» **WHAT NEEDS TO BE DONE**
It is required that the lines from the top of the listing through the line with "const estimateStartIndex=1;" be reproduced exactly, excluding pictures.

» **PROVIDED DATA**
^^^^^^^^^^^^^^^^
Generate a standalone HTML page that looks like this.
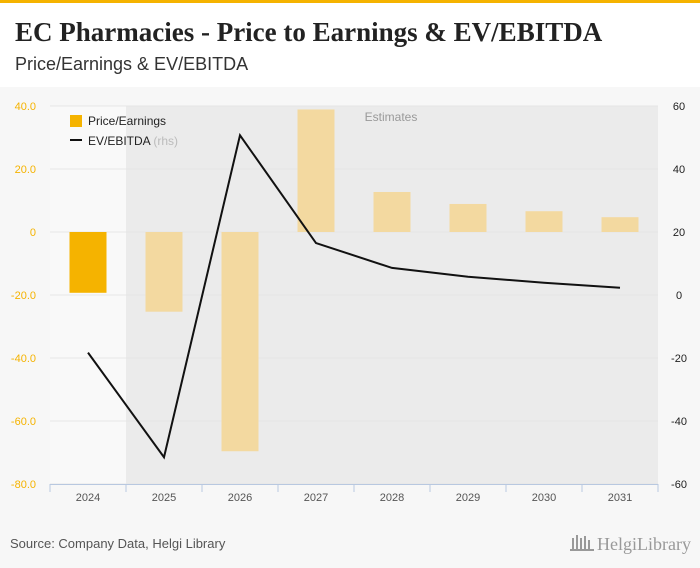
<!DOCTYPE html>
<html><head><meta charset="utf-8"><style>
body{margin:0;width:700px;height:568px;overflow:hidden;background:#fff;font-family:"Liberation Sans",sans-serif;}
#top{position:absolute;left:0;top:0;width:700px;height:3px;background:#f5b300}
#hdr{position:absolute;left:0;top:3px;width:700px;height:84px;background:#fff}
#title{position:absolute;left:15px;top:14px;font-family:"Liberation Serif",serif;font-weight:bold;font-size:27px;color:#222}
#sub{position:absolute;left:15px;top:51px;font-size:18px;color:#333}
#body{position:absolute;left:0;top:87px;width:700px;height:481px;background:#f7f7f7}
</style></head><body>
<div id="top"></div>
<div id="hdr">
<div id="title">EC Pharmacies - Price to Earnings &amp; EV/EBITDA</div>
<div id="sub">Price/Earnings &amp; EV/EBITDA</div>
</div>
<div id="body"></div>
<svg id="chart" width="700" height="568" style="position:absolute;left:0;top:0"></svg>
<script>
const categories=["2024","2025","2026","2027","2028","2029","2030","2031"];
const peValues=[-19.3,-25.3,-69.6,38.9,12.7,8.9,6.6,4.7];
const evValues=[-18.3,-51.5,50.7,16.5,8.6,5.8,3.9,2.3];
const leftTicks=[40,20,0,-20,-40,-60,-80];
const leftTickLabels=["40.0","20.0","0","-20.0","-40.0","-60.0","-80.0"];
const rightTicks=[60,40,20,0,-20,-40,-60];
const estimateStartIndex=1;

const svg=document.getElementById('chart');
const NS='http://www.w3.org/2000/svg';
const X0=50,BAND=76,Y0=106,Y1=484;
const yL=v=>Y0+(40-v)/120*(Y1-Y0);
const yR=v=>Y0+(60-v)/120*(Y1-Y0);
const xC=i=>X0+BAND*i+BAND/2;
function mk(t,a,p){const e=document.createElementNS(NS,t);for(const k in a)e.setAttribute(k,a[k]);(p||svg).appendChild(e);return e;}

let r=mk('rect',{x:X0,y:Y0,width:BAND*8,height:Y1-Y0,fill:'#f9f9f9'});


r=mk('rect',{x:X0+BAND*estimateStartIndex,y:Y0,width:BAND*(8-estimateStartIndex),height:Y1-Y0,fill:'#ebebeb'});


let t=mk('text',{x:391,y:121,'font-size':12,fill:'#999','text-anchor':'middle'});t.textContent='Estimates';



leftTicks.forEach((v,i)=>{
 const g=mk('line',{x1:X0,x2:X0+BAND*8,y1:yL(v),y2:yL(v),stroke:'#e6e6e6','stroke-width':1});
 
 
 const l=mk('text',{x:36,y:yL(v)+4,'font-size':11,fill:'#f5b300','text-anchor':'end'});l.textContent=leftTickLabels[i];
 
 
});
rightTicks.forEach(v=>{
 const l=mk('text',{x:679,y:yR(v)+4,'font-size':11,fill:'#222','text-anchor':'middle'});l.textContent=v;
 
 
});

peValues.forEach((v,i)=>{
 const y=Math.min(yL(v),yL(0)),h=Math.abs(yL(v)-yL(0));
 const b=mk('rect',{x:xC(i)-18.5,y:y,width:37,height:h,fill:i<estimateStartIndex?'#f5b300':'#f3d9a0'});
 
 
});
const ln=mk('polyline',{points:evValues.map((v,i)=>xC(i)+','+yR(v)).join(' '),fill:'none',stroke:'#111','stroke-width':2});



const ax=mk('line',{x1:X0,x2:X0+BAND*8,y1:Y1+0.5,y2:Y1+0.5,stroke:'#b8c8e0'});


for(let i=0;i<=8;i++){const tk=mk('line',{x1:X0+BAND*i,x2:X0+BAND*i,y1:Y1,y2:Y1+8,stroke:'#b8c8e0'});
 
 }
categories.forEach((c,i)=>{const l=mk('text',{x:xC(i),y:501,'font-size':11,fill:'#555','text-anchor':'middle'});l.textContent=c;
 
 });

let lg=mk('rect',{x:70,y:115,width:12,height:12,fill:'#f5b300'});


t=mk('text',{x:88,y:125,'font-size':12,fill:'#222'});t.textContent='Price/Earnings';


lg=mk('line',{x1:70,x2:82,y1:140,y2:140,stroke:'#111','stroke-width':2});


t=mk('text',{x:88,y:145,'font-size':12,fill:'#222'});t.innerHTML='EV/EBITDA <tspan fill="#bbb">(rhs)</tspan>';



t=mk('text',{x:10,y:548,'font-size':13,fill:'#555'});t.textContent='Source: Company Data, Helgi Library';


t=mk('text',{x:597,y:550,'font-size':18,fill:'#999','font-family':'Liberation Serif,serif'});t.textContent='HelgiLibrary';


const logo=mk('g',{fill:'#999'});


[[572,538,2,12],[576,535,2,15],[580,538,2,12],[584,536,2,14],[588,540,2,10]].forEach(a=>mk('rect',{x:a[0],y:a[1],width:a[2],height:a[3]},logo));
mk('rect',{x:570,y:549,width:24,height:2},logo);
</script>
</body></html>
^^^^^^^^^^^^^^^^
» **THE COMPLETED TASK**
Generate a standalone HTML page that looks like this.
<!DOCTYPE html>
<html><head><meta charset="utf-8"><style>
body{margin:0;width:700px;height:568px;overflow:hidden;background:#fff;font-family:"Liberation Sans",sans-serif;}
#top{position:absolute;left:0;top:0;width:700px;height:3px;background:#f5b300}
#hdr{position:absolute;left:0;top:3px;width:700px;height:84px;background:#fff}
#title{position:absolute;left:15px;top:14px;font-family:"Liberation Serif",serif;font-weight:bold;font-size:27px;color:#222}
#sub{position:absolute;left:15px;top:51px;font-size:18px;color:#333}
#body{position:absolute;left:0;top:87px;width:700px;height:481px;background:#f7f7f7}
</style></head><body>
<div id="top"></div>
<div id="hdr">
<div id="title">EC Pharmacies - Price to Earnings &amp; EV/EBITDA</div>
<div id="sub">Price/Earnings &amp; EV/EBITDA</div>
</div>
<div id="body"></div>
<svg id="chart" width="700" height="568" style="position:absolute;left:0;top:0"></svg>
<script>
const categories=["2024","2025","2026","2027","2028","2029","2030","2031"];
const peValues=[-19.3,-25.3,-69.6,38.9,12.7,8.9,6.6,4.7];
const evValues=[-18.3,-51.5,50.7,16.5,8.6,5.8,3.9,2.3];
const leftTicks=[40,20,0,-20,-40,-60,-80];
const leftTickLabels=["40.0","20.0","0","-20.0","-40.0","-60.0","-80.0"];
const rightTicks=[60,40,20,0,-20,-40,-60];
const estimateStartIndex=1;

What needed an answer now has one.